Misterios que confían en la astucia del lector -un juego que se agradece cuando la escritura está cercada, en términos editoriales, por lectores reblandecidos y poco atentos a la ficción y sus riesgos, enalteciendo el reinado de la novela en comparación con la duda que se respira ante los osos panda de la literatura en términos comerciales: el cuento y la poesía-, capaz de aventurarse en sus propias conclusiones para descifrar la historia de mujeres enigmáticas como La chica; de sumergirse en el laberinto de los amores trágicos que se narran en la claustrofobia carcelaria de Moebia; de observar una exposición de dilemas femeninos en Gourmet y Dragones dormidos; de regresar a la infancia en clave dramática cuando el placer de un viaje se deteriora por la mediocridad del mundo adulto en Un verdadero milagro; de comprender a los padres y a la figura mítica de la abuela en Sueño vertical y Borrasca -honrándose en este último cuento la memoria de las damas literarias que en el mundo fueron las hermanitas Brontë-; de releer a Mavis Gallant cuando se narra en Sonata de verano porteño la historia de otra inquilina al estilo de Mlle. Dias de Corta, pasando una temporada en Buenos Aires con dos mujeres tan peculiares como las señoras Remedios y Milagros, haciendo de las frases cortas y tajantes una forma de expresar la neurosis que respira el apartamento.
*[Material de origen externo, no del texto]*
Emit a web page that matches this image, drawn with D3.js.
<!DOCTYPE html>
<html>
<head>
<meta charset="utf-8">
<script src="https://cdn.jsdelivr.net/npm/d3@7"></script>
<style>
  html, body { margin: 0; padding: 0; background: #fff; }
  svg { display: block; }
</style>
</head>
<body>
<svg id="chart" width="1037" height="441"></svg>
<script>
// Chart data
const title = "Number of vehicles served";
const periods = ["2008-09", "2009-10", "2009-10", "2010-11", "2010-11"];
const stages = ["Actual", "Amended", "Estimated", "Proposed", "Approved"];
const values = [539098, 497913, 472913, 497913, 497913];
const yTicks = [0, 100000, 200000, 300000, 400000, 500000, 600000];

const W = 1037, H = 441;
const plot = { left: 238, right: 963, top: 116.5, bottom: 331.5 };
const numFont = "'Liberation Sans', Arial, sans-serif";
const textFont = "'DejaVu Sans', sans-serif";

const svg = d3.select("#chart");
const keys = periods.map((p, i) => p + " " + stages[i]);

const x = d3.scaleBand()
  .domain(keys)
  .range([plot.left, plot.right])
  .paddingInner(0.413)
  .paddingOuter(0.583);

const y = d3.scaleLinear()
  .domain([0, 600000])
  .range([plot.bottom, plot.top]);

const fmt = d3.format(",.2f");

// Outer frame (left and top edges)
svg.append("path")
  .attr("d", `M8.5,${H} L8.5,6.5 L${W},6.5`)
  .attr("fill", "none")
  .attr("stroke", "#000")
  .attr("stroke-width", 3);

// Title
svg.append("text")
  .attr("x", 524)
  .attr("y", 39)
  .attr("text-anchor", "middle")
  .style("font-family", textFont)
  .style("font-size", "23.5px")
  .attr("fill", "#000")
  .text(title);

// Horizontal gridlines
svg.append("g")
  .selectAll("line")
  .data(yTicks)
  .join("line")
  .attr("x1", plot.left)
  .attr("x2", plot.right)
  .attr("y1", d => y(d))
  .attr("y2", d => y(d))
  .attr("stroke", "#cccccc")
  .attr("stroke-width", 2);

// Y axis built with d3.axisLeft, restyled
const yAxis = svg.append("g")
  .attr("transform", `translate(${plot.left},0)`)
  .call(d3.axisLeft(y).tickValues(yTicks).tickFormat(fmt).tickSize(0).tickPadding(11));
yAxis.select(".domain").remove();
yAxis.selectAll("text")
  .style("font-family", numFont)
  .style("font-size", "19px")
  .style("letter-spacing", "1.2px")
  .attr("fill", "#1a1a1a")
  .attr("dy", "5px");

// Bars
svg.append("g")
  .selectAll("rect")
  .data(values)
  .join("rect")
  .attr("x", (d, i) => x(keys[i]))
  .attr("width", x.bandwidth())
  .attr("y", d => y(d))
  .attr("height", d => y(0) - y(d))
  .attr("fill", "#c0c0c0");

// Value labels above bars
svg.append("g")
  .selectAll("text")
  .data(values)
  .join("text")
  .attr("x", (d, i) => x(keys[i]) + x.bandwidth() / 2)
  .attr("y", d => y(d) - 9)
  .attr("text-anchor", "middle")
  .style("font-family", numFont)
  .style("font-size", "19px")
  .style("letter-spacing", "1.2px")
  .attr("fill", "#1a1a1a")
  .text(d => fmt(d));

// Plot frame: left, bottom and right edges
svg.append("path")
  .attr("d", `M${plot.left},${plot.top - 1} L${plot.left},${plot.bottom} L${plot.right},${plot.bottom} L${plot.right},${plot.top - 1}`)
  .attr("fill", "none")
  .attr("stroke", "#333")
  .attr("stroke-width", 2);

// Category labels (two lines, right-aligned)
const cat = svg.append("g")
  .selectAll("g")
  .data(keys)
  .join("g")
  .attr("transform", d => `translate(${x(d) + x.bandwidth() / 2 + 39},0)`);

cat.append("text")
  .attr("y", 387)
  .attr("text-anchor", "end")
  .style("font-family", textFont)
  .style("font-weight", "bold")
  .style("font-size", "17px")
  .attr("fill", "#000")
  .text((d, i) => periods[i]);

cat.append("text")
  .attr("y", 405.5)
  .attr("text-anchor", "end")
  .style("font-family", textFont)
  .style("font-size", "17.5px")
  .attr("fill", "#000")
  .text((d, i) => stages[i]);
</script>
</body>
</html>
Los cuentos más explícitos y tradicionales del libro son Algo para cenar y La noche del estreno -o la ópera como recurso melodramático para que la vida gris de su protagonista se ilusione con una redención que no será posible-. Expresan a través de la enseñanza moral y el dolor de las frustraciones; con su estructura de inicio, nudo y desenlace -¡Oh, Aristóteles!-; con la primera persona del plural y la tercera persona del singular, las opciones que un autor considera más apropiadas para que su narración descubra, en términos formales, variables alrededor de su estilo.
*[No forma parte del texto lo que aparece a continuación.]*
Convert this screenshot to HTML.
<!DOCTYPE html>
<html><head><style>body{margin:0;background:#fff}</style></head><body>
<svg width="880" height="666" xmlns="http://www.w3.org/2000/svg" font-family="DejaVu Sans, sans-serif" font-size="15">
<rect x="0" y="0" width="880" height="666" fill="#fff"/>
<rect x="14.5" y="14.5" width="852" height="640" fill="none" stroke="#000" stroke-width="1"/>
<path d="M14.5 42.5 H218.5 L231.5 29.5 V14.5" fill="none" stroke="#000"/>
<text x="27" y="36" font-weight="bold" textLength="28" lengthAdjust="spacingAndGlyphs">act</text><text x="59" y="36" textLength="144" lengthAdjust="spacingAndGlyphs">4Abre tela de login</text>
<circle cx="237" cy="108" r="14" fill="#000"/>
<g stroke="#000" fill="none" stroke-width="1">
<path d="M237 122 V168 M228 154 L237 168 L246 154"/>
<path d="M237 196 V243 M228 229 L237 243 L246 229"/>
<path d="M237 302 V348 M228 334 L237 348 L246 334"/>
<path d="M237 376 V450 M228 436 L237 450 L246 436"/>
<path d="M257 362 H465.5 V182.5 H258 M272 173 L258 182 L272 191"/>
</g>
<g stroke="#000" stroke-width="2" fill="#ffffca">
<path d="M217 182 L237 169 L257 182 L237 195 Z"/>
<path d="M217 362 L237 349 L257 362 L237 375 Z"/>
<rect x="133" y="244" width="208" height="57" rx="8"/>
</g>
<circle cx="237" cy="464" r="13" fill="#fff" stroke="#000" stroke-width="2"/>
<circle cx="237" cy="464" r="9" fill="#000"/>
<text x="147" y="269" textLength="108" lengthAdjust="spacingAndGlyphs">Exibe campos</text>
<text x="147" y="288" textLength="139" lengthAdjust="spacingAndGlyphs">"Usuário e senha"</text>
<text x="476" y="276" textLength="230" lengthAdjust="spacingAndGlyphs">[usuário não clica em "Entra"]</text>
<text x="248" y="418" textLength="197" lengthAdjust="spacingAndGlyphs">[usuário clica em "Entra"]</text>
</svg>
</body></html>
Sin restringirse a un dilema frecuente en Latinoamérica: hacer de la geografía, el himno y la bandera denominaciones de origen para escribir acerca de la realidad inmediata en clave testimonial -siempre será bienvenida la lección de Borges en contra de los nacionalismos literarios-. Baudoin recorre París, La Paz, Barcelona y Buenos Aires demostrando que la geografía no hace al autor. Al contrario, es el autor y su talento los que honran la geografía donde suceden sus historias. No sobra recordar a Rodolfo Walsh evocando el equívoco de Frank Norris sobre Nashville, donde, según él, no podía suceder nada. “Hasta que O. Henry”, agrega Walsh, “la convirtió en el escenario del mejor de sus cuentos”.
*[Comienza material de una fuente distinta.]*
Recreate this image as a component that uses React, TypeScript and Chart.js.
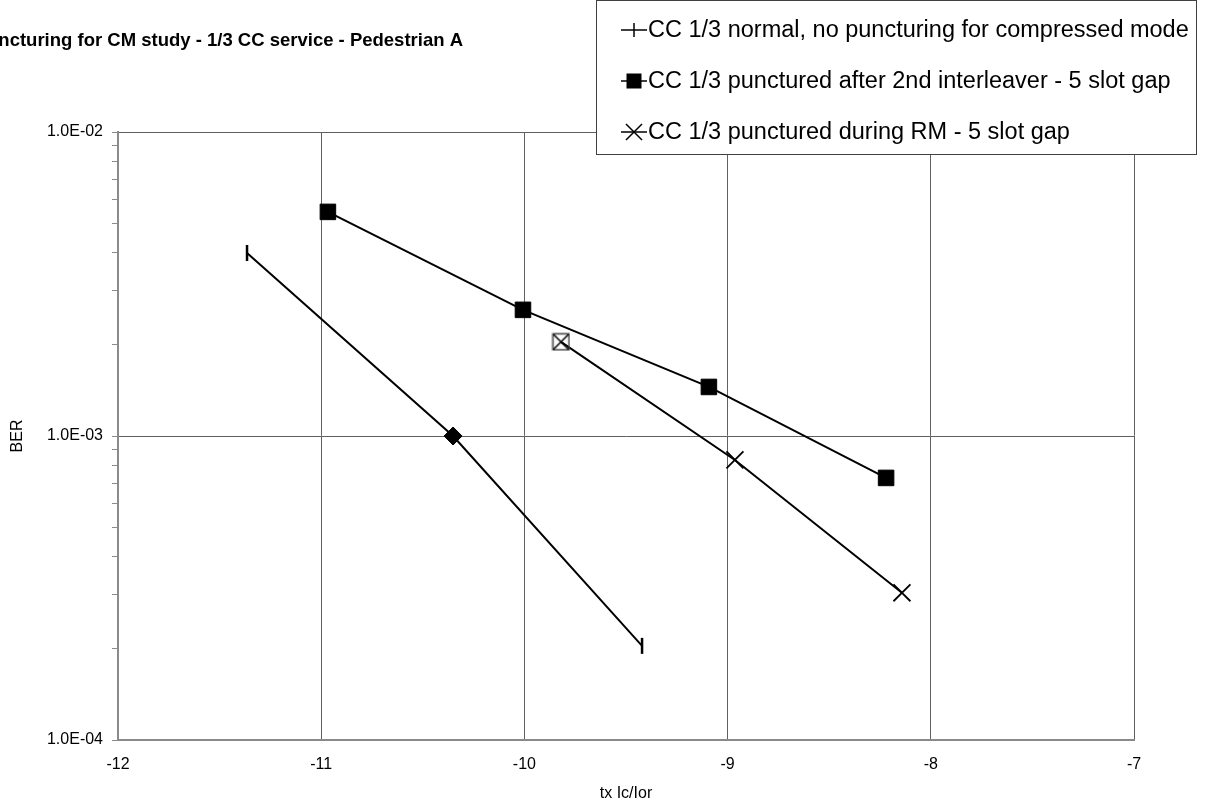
import React, { useEffect, useRef } from 'react';
import { Chart, registerables } from 'chart.js';

Chart.register(...registerables);

const TITLE = 'Puncturing for CM study - 1/3 CC service - Pedestrian A';
const X_TITLE = 'tx Ic/Ior';
const Y_TITLE = 'BER';
const SERIES_NAMES = [
  'CC 1/3 normal, no puncturing for compressed mode',
  'CC 1/3 punctured after 2nd interleaver - 5 slot gap',
  'CC 1/3 punctured during RM - 5 slot gap',
];
const X_TICKS = [-12, -11, -10, -9, -8, -7];
const Y_MAJOR = [1e-4, 1e-3, 1e-2];
const Y_TICK_LABELS = ['1.0E-04', '1.0E-03', '1.0E-02'];

const normalX = [-11.365, -10.351, -9.421];
const normalY = [4.0e-3, 1.0e-3, 2.04e-4];
const afterIlX = [-10.967, -10.007, -9.092, -8.22];
const afterIlY = [5.46e-3, 2.6e-3, 1.45e-3, 7.28e-4];
const rmX = [-9.82, -8.964, -8.142];
const rmY = [2.04e-3, 8.34e-4, 3.05e-4];

const FONT = '"Liberation Sans", Arial, sans-serif';

function pts(xs: number[], ys: number[]) {
  return xs.map((x, i) => ({ x, y: ys[i] }));
}

function isMajor(v: number) {
  const l = Math.log10(v);
  return Math.abs(l - Math.round(l)) < 1e-6;
}

function makeBoxX(): HTMLCanvasElement {
  const c = document.createElement('canvas');
  c.width = 19;
  c.height = 19;
  const g = c.getContext('2d')!;
  g.strokeStyle = '#444';
  g.lineWidth = 1.5;
  g.strokeRect(1.5, 1.5, 16, 16);
  g.strokeStyle = '#000';
  g.lineWidth = 1.5;
  g.beginPath();
  g.moveTo(2, 2);
  g.lineTo(17, 17);
  g.moveTo(17, 2);
  g.lineTo(2, 17);
  g.stroke();
  return c;
}

const overlayPlugin = {
  id: 'overlay',
  afterDraw(chart: any) {
    const ctx = chart.ctx as CanvasRenderingContext2D;
    const area = chart.chartArea;
    ctx.save();
    // title (clipped at left like the reference)
    ctx.fillStyle = '#000';
    ctx.font = `bold 18.5px ${FONT}`;
    ctx.textAlign = 'right';
    ctx.textBaseline = 'middle';
    ctx.fillText(TITLE, 463, 41);
    // axis titles
    ctx.font = `16px ${FONT}`;
    ctx.textAlign = 'center';
    ctx.fillText(X_TITLE, (area.left + area.right) / 2, 794);
    ctx.save();
    ctx.translate(18, (area.top + area.bottom) / 2);
    ctx.rotate(-Math.PI / 2);
    ctx.fillText(Y_TITLE, 0, 0);
    ctx.restore();

    // legend
    const bx = 596, by = 0, bw = 600, bh = 154;
    ctx.fillStyle = '#fff';
    ctx.fillRect(bx, by, bw, bh);
    ctx.strokeStyle = '#404040';
    ctx.lineWidth = 1;
    ctx.strokeRect(bx + 0.5, by + 0.5, bw, bh);
    const rows = [30, 81, 132];
    ctx.font = `23.5px ${FONT}`;
    ctx.textAlign = 'left';
    rows.forEach((ry, i) => {
      const x0 = 621, x1 = 647, cx = 634;
      ctx.strokeStyle = '#000';
      ctx.lineWidth = 1.5;
      ctx.beginPath();
      ctx.moveTo(x0, ry);
      ctx.lineTo(x1, ry);
      ctx.stroke();
      if (i === 0) {
        ctx.beginPath();
        ctx.moveTo(cx, ry - 7);
        ctx.lineTo(cx, ry + 7);
        ctx.stroke();
      } else if (i === 1) {
        ctx.fillStyle = '#000';
        ctx.fillRect(cx - 7.5, ry - 7.5, 15, 15);
      } else {
        ctx.beginPath();
        ctx.moveTo(cx - 8, ry - 8);
        ctx.lineTo(cx + 8, ry + 8);
        ctx.moveTo(cx + 8, ry - 8);
        ctx.lineTo(cx - 8, ry + 8);
        ctx.stroke();
      }
      ctx.fillStyle = '#000';
      ctx.fillText(SERIES_NAMES[i], 648, ry + 1);
    });
    ctx.restore();
  },
};

export default function App() {
  const ref = useRef<HTMLCanvasElement | null>(null);

  useEffect(() => {
    if (!ref.current) return;
    const boxX = makeBoxX();
    const chart = new Chart(ref.current, {
      type: 'line',
      data: {
        datasets: [
          {
            label: SERIES_NAMES[0],
            data: pts(normalX, normalY),
            borderColor: '#000',
            backgroundColor: '#000',
            borderWidth: 2,
            pointStyle: ['line', 'rectRot', 'line'] as any,
            rotation: [90, 0, 90] as any,
            pointRadius: [8, 9, 8] as any,
            pointBorderWidth: [2.5, 1, 2.5] as any,
            pointBorderColor: '#000',
            pointBackgroundColor: '#000',
          },
          {
            label: SERIES_NAMES[1],
            data: pts(afterIlX, afterIlY),
            borderColor: '#000',
            backgroundColor: '#000',
            borderWidth: 2,
            pointStyle: 'rect',
            pointRadius: 11,
            pointBorderWidth: 1,
            pointBorderColor: '#000',
            pointBackgroundColor: '#000',
          },
          {
            label: SERIES_NAMES[2],
            data: pts(rmX, rmY),
            borderColor: '#000',
            backgroundColor: '#000',
            borderWidth: 2,
            pointStyle: [boxX, 'crossRot', 'crossRot'] as any,
            pointRadius: 12,
            pointBorderWidth: 1.8,
            pointBorderColor: '#000',
            pointBackgroundColor: '#000',
          },
        ],
      },
      options: {
        responsive: false,
        animation: false,
        devicePixelRatio: 1,
        layout: { padding: { left: 0, right: 72, top: 132, bottom: 0 } },
        plugins: {
          legend: { display: false },
          title: { display: false },
          tooltip: { enabled: false },
        },
        elements: { line: { tension: 0 } },
        scales: {
          x: {
            type: 'linear',
            min: -12,
            max: -7,
            afterBuildTicks: (s: any) => {
              s.ticks = X_TICKS.map((v) => ({ value: v }));
            },
            afterFit: (s: any) => {
              s.height = 69;
            },
            ticks: {
              color: '#000',
              font: { family: FONT, size: 16 },
              padding: 15,
              maxRotation: 0,
              autoSkip: false,
            },
            grid: { color: '#606060', lineWidth: 1, drawTicks: false },
            border: { color: '#8a8a8a', width: 2 },
          },
          y: {
            type: 'logarithmic',
            min: 1e-4,
            max: 1e-2,
            afterBuildTicks: (s: any) => {
              const t: { value: number }[] = [];
              for (const d of [-4, -3]) {
                for (let m = 1; m <= 9; m++) t.push({ value: m * Math.pow(10, d) });
              }
              t.push({ value: 1e-2 });
              s.ticks = t;
            },
            afterFit: (s: any) => {
              s.width = 118;
            },
            ticks: {
              color: '#000',
              font: { family: FONT, size: 16 },
              padding: 9,
              autoSkip: false,
              callback: (v: any) => {
                const idx = Y_MAJOR.findIndex((m) => Math.abs(m - v) / m < 1e-6);
                return idx >= 0 ? Y_TICK_LABELS[idx] : '';
              },
            },
            grid: {
              color: (c: any) => (c.tick && isMajor(c.tick.value) ? '#606060' : 'rgba(0,0,0,0)'),
              tickColor: '#8a8a8a',
              tickLength: 6,
              lineWidth: 1,
            },
            border: { color: '#8a8a8a', width: 2 },
          },
        },
      },
      plugins: [overlayPlugin],
    });
    return () => chart.destroy();
  }, []);

  return (
    <div style={{ position: 'absolute', left: 0, top: 0, width: 1206, height: 809, background: '#fff' }}>
      <canvas ref={ref} width={1206} height={809} style={{ display: 'block', width: 1206, height: 809 }} />
    </div>
  );
}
¿Literatura masculina? ¿Literatura femenina? Las preguntas sugieren una división banal en las esclusas del género, útiles para que los académicos sobrevivan teorizando al respecto. En un territorio práctico, han sido más efectivas cuando anuncian el sexo en las puertas de los baños públicos. De resto, se trata simplemente de literatura. Y Magela Baudoin, con sus compañeros de generación, ofrece una respuesta al oficio de escribir.